No doubt. But that oversight led to community action, of a sort.

“The disturbing thing to me is we have more people calling outraged about the position of the flag, an oversight we corrected immediately, and nobody calling outraged that in January we had 51 murders and 300 shootings,” Pfleger said. “And I tell them: ‘Now we’ve got the flag correct, how are you going to help with the violence?”

I can answer that one: they’re not. If somebody sets up a factory in Auburn-Gresham, selling Peace Muffins, so as to give 60 people jobs and start to reverse the total societal breakdown that is both a result and a cause of our violence epidemic, well, I’ll buy those muffins, provided they were any good. Until then ….

“Nobody cares about us being the poster boy for American violence,” Pfleger said. “There is more concern about the position of the flag.”

Again true. Though I would bet the cops care less about flag etiquette than about seeing the Chi-Raq mistake as a chance to whip out their batons, metaphorically, and work over a priest far too prone, in their book, to complain about the police tendency to shoot first and then ascertain what they’re shooting at. They can’t accept criticism — kind of like the mayor in this regard. Both tend to react to being shown in a bad light by leaping to make themselves look worse.

“It’s terrible, horrific,” said Pfleger. “I can’t tell you, hundreds of calls from around the country. People saying ‘It’s a disgrace.’ Wow, it’s been a real awakening. What are our priorities in this country? Where are these calls saying, ‘What can we do about the violence?’”

What indeed. Violence in Chicago cannot be cared away. If solving violence were a matter of marshaling the public’s good intentions or sincere concern, it would have been done already. That’s what made Spike Lee’s “Chi-Raq” so insulting; he implied stopping violence is easy.

What’s easy is protest, outrage. Laying the blame somewhere else. Because the hard, frustrating, time-consuming, person-by-person, block-by-block work of fixing communities doesn’t provide the kind of visceral satisfaction that marching in the street and off-loading responsibility does.

“The crazy part is we’re concerned more about the flag,” said Pfleger. “We don’t seem to want to talk about violence. People ask when I’m going to stop talking about this. I’m not going to. I say, ‘Let’s stop the violence and I won’t be talking about it.’”

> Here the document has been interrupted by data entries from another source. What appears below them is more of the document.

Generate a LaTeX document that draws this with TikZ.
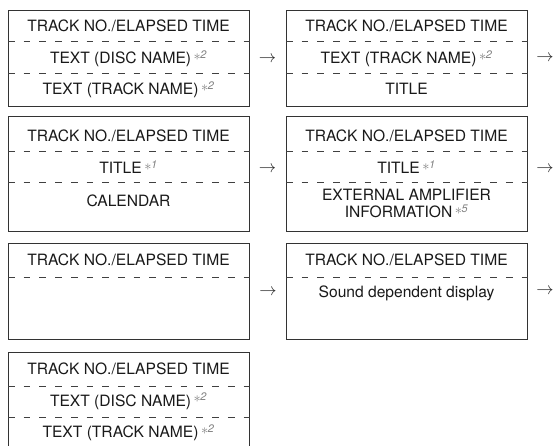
\documentclass[tikz,border=0pt]{standalone}
\usepackage{fontspec}
\setmainfont{TeX Gyre Heros}
\usepackage{xcolor}
\usetikzlibrary{calc}

% small grey footnote mark after an entry
\newcommand{\starref}[1]{\,{\color{black!50}\raisebox{3.2pt}{$\ast$}\kern-0.5pt\textsuperscript{\itshape #1}}}

\begin{document}
\begin{tikzpicture}[
  x=1pt,y=-1pt,
  panel/.style={draw=black!80,line width=1pt,minimum width=241pt,inner sep=0pt,anchor=north west},
  divider/.style={draw=black!75,line width=1pt,dash pattern=on 6.7pt off 9pt},
  entry/.style={font=\fontsize{15.6}{17.5}\selectfont,text=black!90,inner sep=0pt,text height=11pt,text depth=0pt},
  twoline/.style={font=\fontsize{15.6}{17.5}\selectfont,text=black!90,inner sep=0pt,align=center},
  nextmark/.style={font=\fontsize{19}{19}\selectfont,text=black!85,inner sep=0pt}
]
  \useasboundingbox (0,0) rectangle (556,446);

  % boxes
  \node[panel,minimum height=96pt]  (b1) at (8,10)   {};
  \node[panel,minimum height=96pt]  (b2) at (286,10) {};
  \node[panel,minimum height=115pt] (b3) at (8,116)  {};
  \node[panel,minimum height=115pt] (b4) at (286,116) {};
  \node[panel,minimum height=96pt]  (b5) at (8,243)  {};
  \node[panel,minimum height=96pt]  (b6) at (286,243) {};
  \node[panel,minimum height=110pt] (b7) at (8,352)  {};

  % dashed dividers
  \draw[divider] ($(b1.north west)+(0,32)$) -- ($(b1.north east)+(0,32)$);
  \draw[divider] ($(b1.north west)+(0,64)$) -- ($(b1.north east)+(0,64)$);
  \draw[divider] ($(b2.north west)+(0,32)$) -- ($(b2.north east)+(0,32)$);
  \draw[divider] ($(b2.north west)+(0,64)$) -- ($(b2.north east)+(0,64)$);
  \draw[divider] ($(b3.north west)+(0,36)$) -- ($(b3.north east)+(0,36)$);
  \draw[divider] ($(b3.north west)+(0,67)$) -- ($(b3.north east)+(0,67)$);
  \draw[divider] ($(b4.north west)+(0,36)$) -- ($(b4.north east)+(0,36)$);
  \draw[divider] ($(b4.north west)+(0,67)$) -- ($(b4.north east)+(0,67)$);
  \draw[divider] ($(b5.north west)+(0,34)$) -- ($(b5.north east)+(0,34)$);
  \draw[divider] ($(b6.north west)+(0,34)$) -- ($(b6.north east)+(0,34)$);
  \draw[divider] ($(b7.north west)+(0,34)$) -- ($(b7.north east)+(0,34)$);
  \draw[divider] ($(b7.north west)+(0,65)$) -- ($(b7.north east)+(0,65)$);

  % entries
  \node[entry] (t1a) at (128.5,26)  {TRACK NO./ELAPSED TIME};
  \node[entry] (t1b) at (128.5,58)  {TEXT (DISC NAME)\starref{2}};
  \node[entry] (t1c) at (128.5,89.5) {TEXT (TRACK NAME)\starref{2}};

  \node[entry] (t2a) at (406.5,26)  {TRACK NO./ELAPSED TIME};
  \node[entry] (t2b) at (406.5,58)  {TEXT (TRACK NAME)\starref{2}};
  \node[entry] (t2c) at (406.5,89.5) {TITLE};

  \node[entry] (t3a) at (128.5,136) {TRACK NO./ELAPSED TIME};
  \node[entry] (t3b) at (128.5,168) {TITLE\starref{1}};
  \node[entry] (t3c) at (128.5,201.5) {CALENDAR};

  \node[entry] (t4a) at (406.5,136) {TRACK NO./ELAPSED TIME};
  \node[entry] (t4b) at (406.5,168) {TITLE\starref{1}};
  \node[twoline] (t4c) at (406.5,203.5) {EXTERNAL AMPLIFIER\\INFORMATION\starref{5}};

  \node[entry] (t5a) at (128.5,260) {TRACK NO./ELAPSED TIME};

  \node[entry] (t6a) at (406.5,260) {TRACK NO./ELAPSED TIME};
  \node[entry] (t6b) at (406.5,291.5) {Sound dependent display};

  \node[entry] (t7a) at (128.5,369) {TRACK NO./ELAPSED TIME};
  \node[entry] (t7b) at (128.5,400.5) {TEXT (DISC NAME)\starref{2}};
  \node[entry] (t7c) at (128.5,432) {TEXT (TRACK NAME)\starref{2}};

  % next-screen marks
  \node[nextmark] (m1) at (267.5,59)  {$\rightarrow$};
  \node[nextmark] (m2) at (545,58)    {$\rightarrow$};
  \node[nextmark] (m3) at (267.5,169) {$\rightarrow$};
  \node[nextmark] (m4) at (545,169)   {$\rightarrow$};
  \node[nextmark] (m5) at (268,292)   {$\rightarrow$};
  \node[nextmark] (m6) at (545,291)   {$\rightarrow$};
\end{tikzpicture}
\end{document}
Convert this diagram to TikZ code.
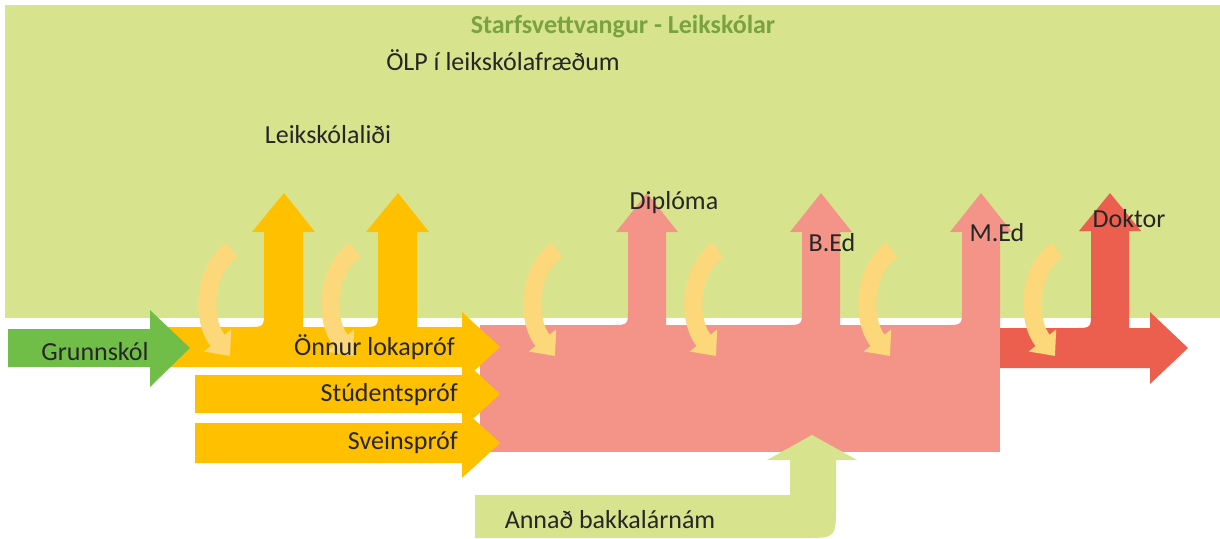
\documentclass[tikz,border=0pt]{standalone}
\usepackage{fontspec}
\setmainfont{Carlito}
\usetikzlibrary{arrows.meta}
\definecolor{bg}{RGB}{215,228,141}
\definecolor{orng}{RGB}{255,192,0}
\definecolor{grn}{RGB}{112,190,72}
\definecolor{pnk}{RGB}{244,148,136}
\definecolor{rd}{RGB}{236,94,78}
\definecolor{lyel}{RGB}{252,216,122}
\definecolor{ttl}{RGB}{122,162,62}
\begin{document}
\begin{tikzpicture}[x=1pt,y=-1pt,
  lbl/.style={font=\fontsize{26}{30}\selectfont, text=black!85, inner sep=0pt},
  curv/.style={draw=lyel, line width=18pt, -{Triangle[width=34pt,length=20pt]}}]
\useasboundingbox (0,0) rectangle (1220,538);
% background
\fill[bg] (5,5) rectangle (1220,318);
% pink block
\fill[pnk] (480,325) rectangle (1000,452);
% pink up arrows
\foreach \a/\b/\t in {628/666/647, 802/840/821, 962/1000/981}{
  \fill[pnk] ({\a-16},327) -- ({\a-16},325) .. controls (\a,325) .. (\a,309) -- (\a,232) -- ({\a-12},232)
     -- (\t,193) -- ({\b+12},232) -- (\b,232) -- (\b,327) -- cycle;
}
% red band and Doktor arrow
\fill[rd] (1000,328) -- (1150,328) -- (1150,312) -- (1188,348) -- (1150,384) -- (1150,368) -- (1000,368) -- cycle;
\fill[rd] (1075,330) -- (1075,328) .. controls (1091,328) .. (1091,312) -- (1091,231) -- (1079,231)
     -- (1110,193) -- (1141,231) -- (1129,231) -- (1129,330) -- cycle;
% orange bands
\fill[orng] (168,327) -- (462,327) -- (462,312) -- (500,347) -- (462,382) -- (462,367) -- (168,367) -- cycle;
\fill[orng] (195,375) -- (462,375) -- (462,359) -- (500,394) -- (462,429) -- (462,413) -- (195,413) -- cycle;
\fill[orng] (195,423) -- (462,423) -- (462,408) -- (500,443) -- (462,478) -- (462,463) -- (195,463) -- cycle;
% orange up arrows
\foreach \a/\b/\t in {264/303/284, 378/417/398}{
  \fill[orng] ({\a-16},329) -- ({\a-16},327) .. controls (\a,327) .. (\a,311) -- (\a,232) -- ({\a-12},232)
     -- (\t,193) -- ({\b+12},232) -- (\b,232) -- (\b,329) -- cycle;
}
% green arrow
\fill[grn] (8,329) -- (150,329) -- (150,310) -- (190,348) -- (150,387) -- (150,367) -- (8,367) -- cycle;
% light green bottom arrow
\fill[bg] (475,495) -- (790,495) -- (790,460) -- (767,460) -- (812,435) -- (857,460) -- (836,460)
   -- (836,505) .. controls (836,538) .. (805,538) -- (475,538) -- cycle;
% curved arrows
\foreach \c in {202,325,527,688,862,1027}{
  \draw[curv] ({\c+30},250) .. controls ({\c+1},270) and ({\c-1},320) .. ({\c+28},356);
}
% texts
\node[font=\fontsize{26}{30}\selectfont\bfseries, text=ttl, inner sep=0pt] (title) at (623,27) {Starfsvettvangur - Leikskólar};
\node[lbl] (olp) at (503,60) {ÖLP í leikskólafræðum};
\node[lbl] (lidi) at (328,135) {Leikskólaliði};
\node[lbl] (grunn) at (95,352) {Grunnskól};
\node[lbl, anchor=east] (onnur) at (455,347) {Önnur lokapróf};
\node[lbl, anchor=east] (stud) at (458,395) {Stúdentspróf};
\node[lbl, anchor=east] (svein) at (458,443) {Sveinspróf};
\node[lbl] (dipl) at (674,203) {Diplóma};
\node[lbl] (bed) at (832,243) {B.Ed};
\node[lbl] (med) at (997,233) {M.Ed};
\node[lbl] (dokt) at (1129,219) {Doktor};
\node[lbl] (annad) at (610,520) {Annað bakkalárnám};
\end{tikzpicture}
\end{document}
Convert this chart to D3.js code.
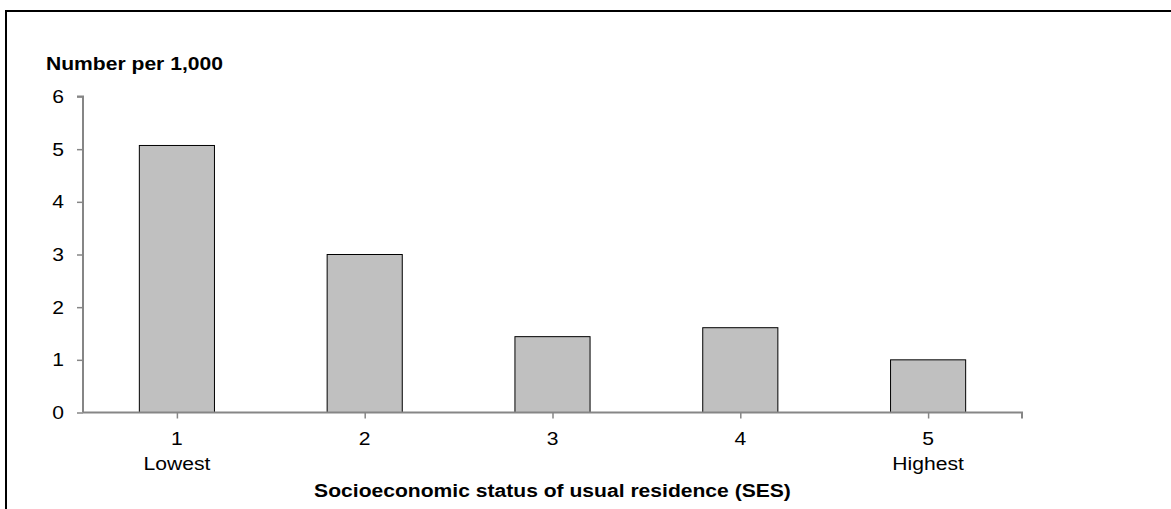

So expect more talk. Though talk can be just another form of inaction. No criticism of the Rev. Pfleger. He’s doing what he can. But the truth is exactly as he says: people do not care. They aren’t going to care. Help is not coming. The communities shattered by violence at some point need to stop waiting for the cavalry to come charging over the hill and fix everything. They need to start looking at each other and figure out something themselves.